How Top Gear conquered the world
It's hard to go anywhere in the world these days and not find that Top Gear has got there before you. The programme may have begun on regional television in the UK - but it's now viewed in pretty much every region of the globe, writes Daniel Silas Adamson.
The taxi was a beaten up Toyota with half a million kilometres on the clock and an amulet of the Virgin Mary twirling from the rear-view mirror. The driver was a Quechua Indian called Ricardo, who knew every bend in the Peruvian dirt roads around the old Inca city of Sayhuite and who, when he found out I was British, had just one question: "Who is the Stig?"
It was not the first time I'd been reminded of Top Gear in some far-flung corner of the world. A few years earlier I pulled over at an outdoor roadside cafe in the Jordan Valley, not far from Jericho in the West Bank. It was late at night, but there were 20 or so Palestinian men sitting around a screen on plastic chairs, smoking shisha pipes and watching The Star in a Reasonably Priced Car.
Almost a decade before that, I'd seen a handful of Indian men gathered under a corrugated tin roof in Dharavi, Mumbai's biggest slum, watching the programme on a TV set rigged illegally into the power cables that ran above the shacks. One of the men had already incurred the undisguised contempt of his wife, who was hard at work, but he seemed to think this was a price worth paying for an hour with Jeremy Clarkson. Clarkson would surely have approved.
The formula - a macho, wise-cracking, stunt-filled show, fronted by by three ageing men with questionable taste in denim and a proclivity for infantile jokes - seems to float effortlessly across barriers of language, culture, and social class.
In Iran, where Top Gear is broadcast by BBC Persian TV (PTV), the voice actor who dubs Clarkson into Farsi, Mozaffar Shafeie, has become a star in his own right. When an episode of the programme was dropped in 2012 to make space for an interview with Hillary Clinton, the channel was bombarded with complaints from Iranian fans. "Hillary Clinton has got many things to say about Iran," said Clarkson afterwards. "You'd have thought that Iranians would have found this relatively interesting - more interesting than three fat old men falling over."

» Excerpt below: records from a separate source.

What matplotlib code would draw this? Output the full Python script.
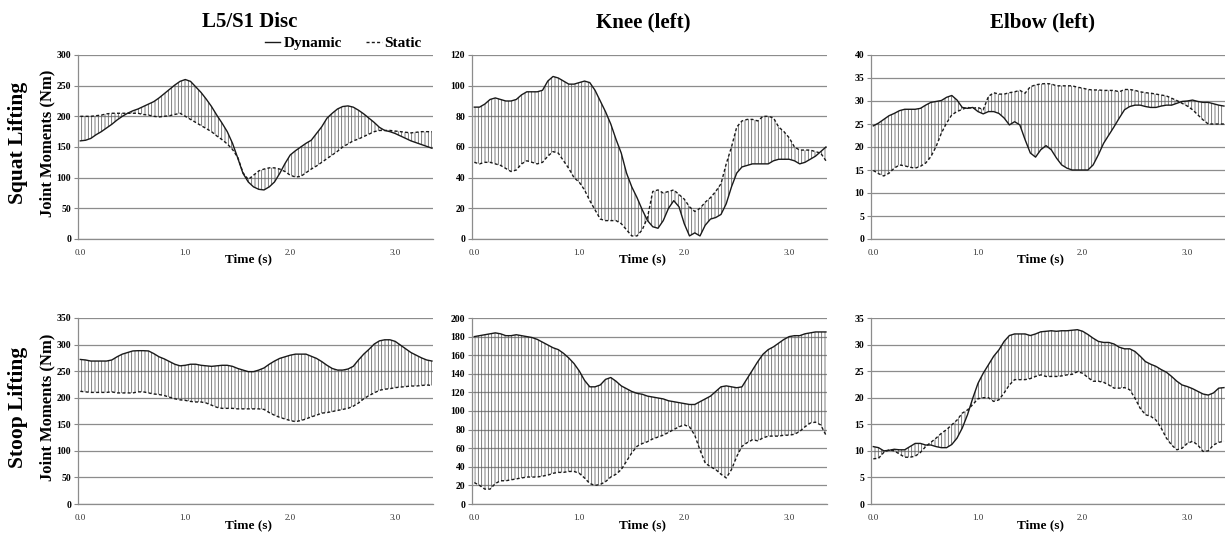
import numpy as np
import matplotlib
matplotlib.use("Agg")
import matplotlib.pyplot as plt
from matplotlib.lines import Line2D

plt.rcParams['font.family'] = ['Liberation Serif', 'DejaVu Serif']
plt.rcParams['hatch.linewidth'] = 0.55
plt.rcParams['hatch.color'] = '#5a5a5a'

# ---------------- data ----------------
time_s = np.round(np.arange(68) * 0.05, 2)
x_ticks = [0, 1, 2, 3]
x_tick_labels = ["0.0", "1.0", "2.0", "3.0"]

col_titles = ["L5/S1 Disc", "Knee (left)", "Elbow (left)"]
row_titles = ["Squat Lifting", "Stoop Lifting"]

squat_l5_dynamic = [160, 161, 164, 170, 175, 181, 187, 194, 200, 205,
                    209, 212, 216, 220, 224, 230, 237, 244, 251, 257,
                    260, 257, 248, 239, 228, 216, 202, 189, 175, 156,
                    132, 107, 93, 85, 81, 80, 85, 93, 107, 123,
                    137, 144, 150, 156, 161, 172, 183, 197, 205, 212,
                    216, 217, 215, 210, 204, 197, 190, 182, 177, 175,
                    172, 168, 164, 160, 157, 154, 151, 148]
squat_l5_static = [200, 200, 200, 201, 202, 204, 205, 205, 205, 205,
                   205, 205, 203, 202, 200, 199, 200, 201, 203, 205,
                   200, 195, 190, 185, 180, 175, 168, 162, 155, 146,
                   133, 108, 97, 104, 111, 114, 116, 116, 114, 110,
                   104, 101, 102, 108, 114, 119, 125, 131, 137, 143,
                   150, 155, 160, 163, 167, 171, 175, 177, 177, 177,
                   176, 175, 174, 173, 174, 175, 175, 175]

squat_knee_dynamic = [86, 86, 88, 91, 92, 91, 90, 90, 91, 94,
                      96, 96, 96, 97, 103, 106, 105, 103, 101, 101,
                      102, 103, 102, 97, 90, 83, 75, 65, 56, 43,
                      34, 27, 19, 12, 8, 7, 12, 20, 25, 21,
                      10, 2, 4, 2, 9, 13, 14, 16, 23, 34,
                      43, 47, 48, 49, 49, 49, 49, 51, 52, 52,
                      52, 51, 49, 50, 52, 54, 57, 60]
squat_knee_static = [50, 49, 50, 50, 49, 48, 46, 44, 45, 49,
                     51, 50, 49, 50, 54, 57, 56, 51, 46, 40,
                     37, 32, 25, 19, 13, 12, 12, 12, 10, 6,
                     2, 2, 6, 14, 31, 32, 30, 31, 32, 29,
                     26, 21, 18, 20, 24, 27, 31, 36, 49, 60,
                     73, 77, 78, 78, 77, 80, 80, 79, 73, 70,
                     66, 60, 58, 58, 58, 57, 56, 51]

squat_elbow_dynamic = [24.6, 25.2, 26.0, 26.8, 27.3, 27.9, 28.2, 28.2, 28.2, 28.4,
                       29.1, 29.7, 29.9, 30.1, 30.8, 31.2, 30.2, 28.6, 28.4, 28.6,
                       27.7, 27.2, 27.7, 27.7, 27.3, 26.3, 24.8, 25.5, 24.8, 21.6,
                       18.7, 17.8, 19.4, 20.3, 19.4, 17.6, 16.1, 15.4, 15.0, 15.0,
                       15.0, 15.0, 16.1, 18.3, 20.8, 22.6, 24.4, 26.3, 28.1, 28.8,
                       29.1, 29.1, 28.8, 28.6, 28.6, 28.9, 29.1, 29.1, 29.5, 29.9,
                       30.0, 30.2, 29.9, 29.7, 29.7, 29.4, 29.1, 28.9]
squat_elbow_static = [14.9, 14.2, 13.7, 14.3, 15.4, 16.1, 15.9, 15.6, 15.4, 15.8,
                      16.5, 17.9, 20.1, 23.0, 25.2, 27.0, 27.7, 28.2, 28.6, 28.4,
                      28.6, 28.1, 31.0, 31.8, 31.5, 31.5, 31.8, 32.0, 32.3, 31.7,
                      33.1, 33.5, 33.7, 33.8, 33.7, 33.3, 33.3, 33.3, 33.3, 33.0,
                      32.8, 32.5, 32.4, 32.4, 32.3, 32.3, 32.3, 32.0, 32.5, 32.5,
                      32.3, 32.0, 31.8, 31.7, 31.5, 31.3, 31.1, 30.6, 30.1, 29.5,
                      28.9, 28.1, 27.0, 25.9, 25.0, 25.0, 25.0, 25.0]

stoop_l5_dynamic = [272, 271, 269, 269, 269, 269, 271, 277, 282, 285,
                    288, 288.5, 288.5, 288, 283, 277, 273, 268, 263, 260,
                    261, 263, 263, 261, 260, 259, 260, 261, 261, 259,
                    255, 252, 249, 249, 252, 256, 263, 269, 274, 277,
                    280, 282, 282, 282, 278, 274, 268, 261, 255, 252,
                    252, 254, 259, 271, 282, 291, 301, 307, 309, 309,
                    306, 299, 292, 285, 280, 275, 271, 269]
stoop_l5_static = [212, 211, 210, 210, 210, 210, 211, 209, 209, 209,
                   209, 211, 211, 209, 207, 206, 204, 201, 198, 196,
                   195, 193, 192, 192, 190, 186, 182, 180, 180, 180,
                   179, 179, 179, 179, 179, 178, 172, 167, 163, 160,
                   157, 155, 157, 160, 164, 167, 171, 172, 174, 176,
                   178, 180, 184, 190, 198, 204, 209, 214, 216, 217,
                   219, 220, 221, 222, 222, 223, 224, 223]

stoop_knee_dynamic = [180, 181, 182, 183, 184, 183, 181, 181, 182, 181,
                      180, 179, 177, 174, 171, 168, 166, 162, 157, 151,
                      143, 133, 126, 126, 128, 134, 136, 132, 127, 124,
                      121, 119, 118, 116, 115, 114, 113, 111, 110, 109,
                      108, 107, 107, 110, 113, 116, 121, 126, 127, 126,
                      125, 126, 135, 144, 153, 161, 166, 169, 173, 177,
                      180, 181, 181, 183, 184, 185, 185, 185]
stoop_knee_static = [23, 20, 16, 16, 22, 25, 25, 26, 27, 28,
                     29, 29, 29, 30, 31, 33, 34, 34, 35, 35,
                     33, 28, 22, 20, 21, 24, 29, 32, 37, 46,
                     55, 62, 65, 67, 70, 72, 74, 77, 80, 83,
                     85, 83, 74, 58, 44, 40, 37, 32, 28, 37,
                     51, 62, 66, 69, 68, 71, 73, 73, 73, 74,
                     74, 75, 78, 83, 87, 88, 85, 74]

stoop_elbow_dynamic = [10.8, 10.6, 10.0, 10.1, 10.3, 10.2, 10.2, 10.8, 11.4, 11.4,
                       11.1, 11.1, 10.8, 10.6, 10.6, 11.2, 12.4, 14.3, 16.8, 19.9,
                       22.7, 24.6, 26.2, 27.8, 29.0, 30.6, 31.7, 32.0, 32.0, 32.0,
                       31.7, 32.0, 32.4, 32.5, 32.6, 32.5, 32.6, 32.6, 32.7, 32.8,
                       32.5, 31.9, 31.2, 30.6, 30.4, 30.4, 30.1, 29.5, 29.2, 29.2,
                       28.7, 27.8, 26.8, 26.3, 25.9, 25.3, 24.8, 24.0, 23.1, 22.4,
                       22.1, 21.7, 21.2, 20.7, 20.5, 20.9, 21.8, 21.9]
stoop_elbow_static = [8.5, 8.6, 9.7, 10.2, 10.0, 9.4, 8.8, 8.8, 9.0, 9.7,
                      10.8, 11.6, 12.4, 13.3, 14.0, 14.9, 15.8, 17.1, 17.7, 18.7,
                      19.8, 20.0, 20.0, 19.3, 19.6, 20.9, 22.4, 23.4, 23.4, 23.4,
                      23.6, 24.0, 24.3, 24.0, 24.0, 24.0, 24.1, 24.3, 24.4, 24.9,
                      24.6, 23.8, 23.1, 23.1, 22.9, 22.4, 21.8, 21.8, 21.9, 21.5,
                      19.9, 18.0, 16.8, 16.5, 15.8, 14.3, 12.4, 11.1, 10.2, 10.5,
                      11.4, 11.8, 11.1, 9.9, 10.0, 11.1, 11.6, 11.8]

y_max = [[300, 120, 40], [350, 200, 35]]
y_step = [[50, 20, 5], [50, 20, 5]]
dynamic = [[squat_l5_dynamic, squat_knee_dynamic, squat_elbow_dynamic],
           [stoop_l5_dynamic, stoop_knee_dynamic, stoop_elbow_dynamic]]
static = [[squat_l5_static, squat_knee_static, squat_elbow_static],
          [stoop_l5_static, stoop_knee_static, stoop_elbow_static]]

# ---------------- layout ----------------
W, H = 1225, 534
fig = plt.figure(figsize=(W / 100, H / 100), dpi=100)
col_px = [(78, 433), (472, 827), (871, 1225)]
row_px = [(55, 239), (318, 504)]

axes = [[None] * 3 for _ in range(2)]
for r in range(2):
    for c in range(3):
        l, rr = col_px[c]
        t, b = row_px[r]
        ax = fig.add_axes([l / W, 1 - b / H, (rr - l) / W, (b - t) / H])
        axes[r][c] = ax
        d = np.array(dynamic[r][c], dtype=float)
        s = np.array(static[r][c], dtype=float)
        ax.fill_between(time_s, d, s, facecolor='none', edgecolor='#5a5a5a',
                        hatch='|||||', linewidth=0, zorder=2)
        ax.plot(time_s, d, color='#1a1a1a', lw=1.0, zorder=3)
        ax.plot(time_s, s, color='#1a1a1a', lw=1.0, ls=(0, (2.2, 1.6)), zorder=3)
        ax.set_xlim(-0.022, 3.36)
        ax.set_ylim(0, y_max[r][c])
        ax.set_yticks(np.arange(0, y_max[r][c] + 0.1, y_step[r][c]))
        ax.set_xticks(x_ticks)
        ax.set_xticklabels(x_tick_labels, fontsize=6.5, color='#333333')
        for lab in ax.get_yticklabels():
            lab.set_fontweight('bold')
            lab.set_fontsize(7)
        ax.tick_params(axis='x', length=0, pad=7)
        ax.tick_params(axis='y', length=3, width=0.8, color='#888888', pad=2)
        ax.yaxis.grid(True, color='#8c8c8c', lw=0.9)
        ax.set_axisbelow(True)
        for sp in ['top', 'right']:
            ax.spines[sp].set_visible(False)
        for sp in ['left', 'bottom']:
            ax.spines[sp].set_color('#8c8c8c')
            ax.spines[sp].set_linewidth(0.9)
        ax.text(0.48, -0.108 if r == 0 else -0.115, "Time (s)", transform=ax.transAxes,
                ha='center', va='center', fontsize=9.5, fontweight='bold')

# column titles
for c in range(3):
    l, rr = col_px[c]
    fig.text(((l + rr) / 2 - 6) / W, 1 - 22 / H, col_titles[c], ha='center', va='center',
             fontsize=15, fontweight='bold')

# row titles and y labels
for r in range(2):
    t, b = row_px[r]
    yc = 1 - ((t + b) / 2 - 4) / H
    fig.text(18 / W, yc, row_titles[r], rotation=90, ha='center', va='center',
             fontsize=15.5, fontweight='bold')
    fig.text(47 / W, yc, "Joint Moments (Nm)", rotation=90, ha='center', va='center',
             fontsize=12, fontweight='bold')

# legend
handles = [Line2D([], [], color='#1a1a1a', lw=1.0),
           Line2D([], [], color='#1a1a1a', lw=1.0, ls=(0, (2.2, 1.6)))]
axes[0][0].legend(handles, ["Dynamic", "Static"], loc='center right',
                  bbox_to_anchor=(0.99, 1.065), ncol=2, frameon=False,
                  handlelength=1.0, handletextpad=0.2, columnspacing=1.6,
                  borderpad=0, prop={'family': 'Liberation Serif', 'weight': 'bold', 'size': 11})

fig.savefig("out.png", dpi=100)
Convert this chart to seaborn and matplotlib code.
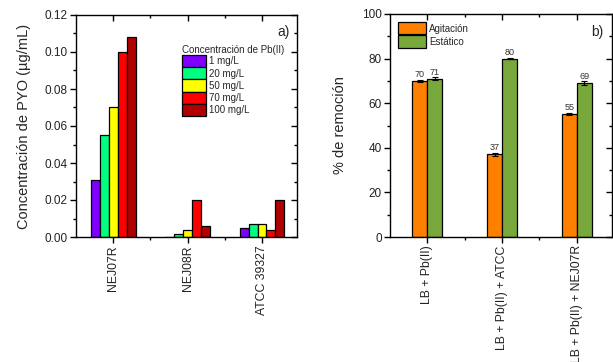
import matplotlib
matplotlib.use("Agg")
import matplotlib.pyplot as plt
import seaborn as sns
import pandas as pd
import numpy as np
from matplotlib.ticker import MultipleLocator, FixedLocator
from matplotlib.patches import Patch

# ---- data panel a ----
strains = ["NEJ07R", "NEJ08R", "ATCC 39327"]
conc_labels = ["1 mg/L", "20 mg/L", "50 mg/L", "70 mg/L", "100 mg/L"]
pyo_1 = [0.031, 0.0, 0.005]
pyo_20 = [0.055, 0.0015, 0.007]
pyo_50 = [0.070, 0.004, 0.007]
pyo_70 = [0.100, 0.020, 0.004]
pyo_100 = [0.108, 0.006, 0.020]
conc_colors = ["#8000ff", "#00ff80", "#ffff00", "#ff0000", "#b00000"]

# ---- data panel b ----
treatments = ["LB + Pb(II)", "LB + Pb(II) + ATCC", "LB + Pb(II) + NEJ07R"]
modes = ["Agitación", "Estático"]
rem_agit = [70, 37, 55]
rem_est = [71, 80, 69]
err_agit = [0.4, 0.5, 0.4]
err_est = [0.8, 0.4, 0.8]
mode_colors = ["#ff8000", "#78a83c"]

sns.set_theme(style="white")
plt.rcParams["font.family"] = ["Liberation Sans", "DejaVu Sans"]

fig = plt.figure(figsize=(6.13, 3.62), dpi=100)
W, H = 613, 362
def axpos(l, t, r, b):
    return [l / W, 1 - b / H, (r - l) / W, (b - t) / H]

axa = fig.add_axes(axpos(76, 15, 297, 237))
axb = fig.add_axes(axpos(390, 14, 612, 237))

df_a = pd.DataFrame({
    "strain": strains * 5,
    "conc": sum([[c] * 3 for c in conc_labels], []),
    "val": pyo_1 + pyo_20 + pyo_50 + pyo_70 + pyo_100,
})
sns.barplot(data=df_a, x="strain", y="val", hue="conc", hue_order=conc_labels,
            palette=conc_colors, width=0.6, edgecolor="black", linewidth=0.9,
            saturation=1, ax=axa, legend=False)

df_b = pd.DataFrame({
    "treat": treatments * 2,
    "mode": [modes[0]] * 3 + [modes[1]] * 3,
    "val": rem_agit + rem_est,
    "err": err_agit + err_est,
})
sns.barplot(data=df_b, x="treat", y="val", hue="mode", hue_order=modes,
            palette=mode_colors, width=0.4, edgecolor="black", linewidth=0.9,
            saturation=1, ax=axb, legend=False)

# error bars and value labels
for cont, errs, vals in zip(axb.containers, [err_agit, err_est], [rem_agit, rem_est]):
    xs = [p.get_x() + p.get_width() / 2 for p in cont.patches]
    hs = [p.get_height() for p in cont.patches]
    axb.errorbar(xs, hs, yerr=errs, fmt="none", ecolor="black", elinewidth=0.8,
                 capsize=2.5, capthick=0.8)
    axb.bar_label(cont, labels=[str(v) for v in vals], padding=1.5,
                  fontsize=6.5, color="#333333")

def style(ax, ylim, major, minor, fmt):
    ax.set_xlim(-0.5, 2.47)
    ax.set_ylim(*ylim)
    ax.set_xlabel("")
    ax.yaxis.set_major_locator(MultipleLocator(major))
    ax.yaxis.set_minor_locator(MultipleLocator(minor))
    ax.xaxis.set_minor_locator(FixedLocator([0.5, 1.5]))
    ax.yaxis.set_major_formatter(fmt)
    for s in ax.spines.values():
        s.set_visible(True)
        s.set_color("black")
        s.set_linewidth(1.0)
    ax.tick_params(axis="both", which="both", direction="out", color="black",
                   left=True, bottom=True, top=False, right=False)
    ax.tick_params(axis="both", which="major", length=4, width=1, labelsize=8.5,
                   pad=2, labelcolor="#222222")
    ax.tick_params(axis="both", which="minor", length=2.5, width=1)
    ax.tick_params(axis="x", labelrotation=90, labelsize=8.8)
    # mirrored inward ticks on top and right
    top = ax.secondary_xaxis("top")
    top.set_xticks([0, 1, 2])
    top.xaxis.set_minor_locator(FixedLocator([0.5, 1.5]))
    top.tick_params(which="both", direction="in", labeltop=False, color="black", width=1)
    top.tick_params(which="major", length=4)
    top.tick_params(which="minor", length=2.5)
    right = ax.secondary_yaxis("right")
    right.yaxis.set_major_locator(MultipleLocator(major))
    right.yaxis.set_minor_locator(MultipleLocator(minor))
    right.tick_params(which="both", direction="in", labelright=False, color="black", width=1)
    right.tick_params(which="major", length=4)
    right.tick_params(which="minor", length=2.5)
    for sec in (top, right):
        for s in sec.spines.values():
            s.set_visible(False)

style(axa, (0, 0.12), 0.02, 0.01, matplotlib.ticker.FormatStrFormatter("%.2f"))
style(axb, (0, 100), 20, 10, matplotlib.ticker.FormatStrFormatter("%d"))

axa.set_ylabel("Concentración de PYO (µg/mL)", fontsize=10.5, labelpad=10)
axb.set_ylabel("% de remoción", fontsize=10.5, labelpad=11)

axa.text(0.965, 0.925, "a)", transform=axa.transAxes, ha="right", va="center", fontsize=10)
axb.text(0.96, 0.92, "b)", transform=axb.transAxes, ha="right", va="center", fontsize=10)

# legends
h_a = [Patch(facecolor=c, edgecolor="black", linewidth=0.9) for c in conc_colors]
leg_a = axa.legend(h_a, conc_labels, title="Concentración de Pb(II)", loc="upper left",
                   bbox_to_anchor=(0.45, 0.895), frameon=False, fontsize=7,
                   title_fontsize=7, handlelength=2.4, handleheight=1.55,
                   handletextpad=0.3, labelspacing=0.0, borderpad=0.2)
leg_a._legend_box.align = "left"

h_b = [Patch(facecolor=c, edgecolor="black", linewidth=0.9) for c in mode_colors]
axb.legend(h_b, modes, loc="upper left", bbox_to_anchor=(0.0, 1.0), frameon=False,
           fontsize=7, handlelength=2.9, handleheight=1.55, handletextpad=0.3,
           labelspacing=0.1, borderpad=0.35)

fig.savefig("out.png", dpi=100)
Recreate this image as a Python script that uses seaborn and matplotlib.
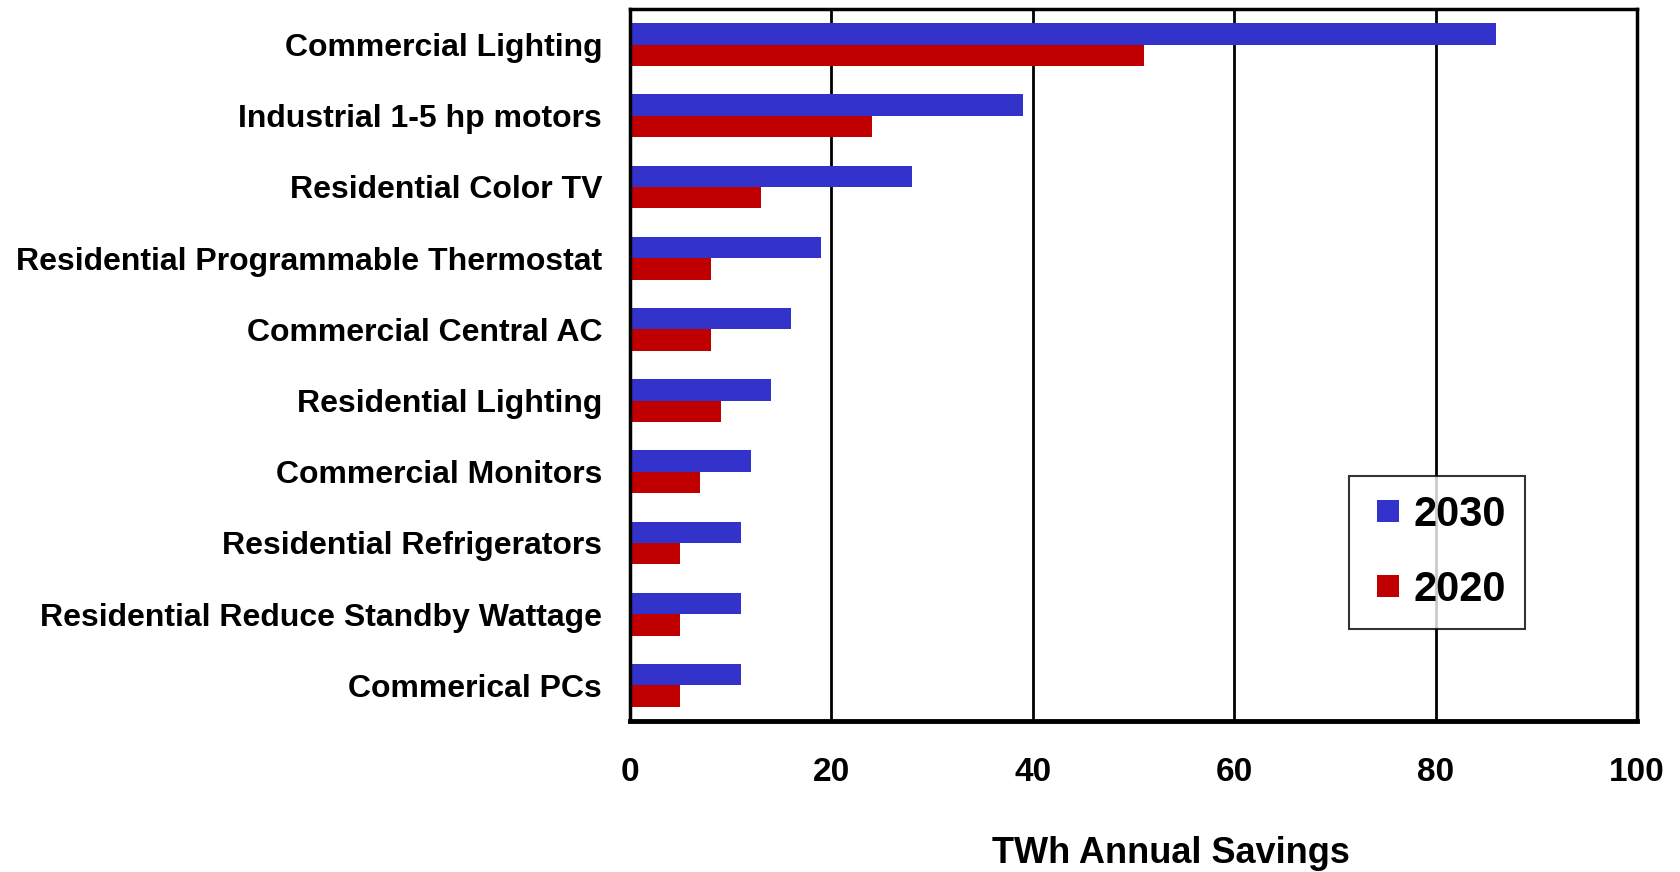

The show's appeal in Iran, says Darius Bazargan, a British documentary maker, comes not just from the cars and the stunts but also from Clarkson's vivid turn of phrase. "He once described a gear shift as being 'as smooth as licking honey from a woman's naked body', and the producers take a lot of effort to get the translation right… you would never hear a phrase like that on Iranian state television."
One of Bazargan's friends recently found, as I did in Peru, that for many people around the world Top Gear is now an emblem of the UK - as much or more than Manchester United or James Bond. On a trip to Iraqi Kurdistan, he found there were two pressing issues people wanted to talk about after discovering they had a British guest: the chances of British military intervention against the jihadists, and their favourite episodes of Top Gear.
And it's not just the men. Given that Clarkson has been fending off accusations of sexism for decades, it's surprising to find that some 40% of the show's viewers are women.
"My wife also watches the programme, not just because of the cars but because it's a fantastically entertaining show," says Hormuzd Sorabjee, editor of Autocar India magazine. "A lot of Indians, men and women, find Jeremy very amusing. He takes the mickey out of a lot of people, and I can see why some of them might get upset. But there's nothing below the belt, I don't think."
Top Gear's executive producer, Andy Wilman, put it this way in an interview with CBS News a few years ago: "It's a journey into the male mind, which I believe, is a really, potentially very funny place - because let's face it, nothing happens there."
And if this is true anywhere, it is true everywhere.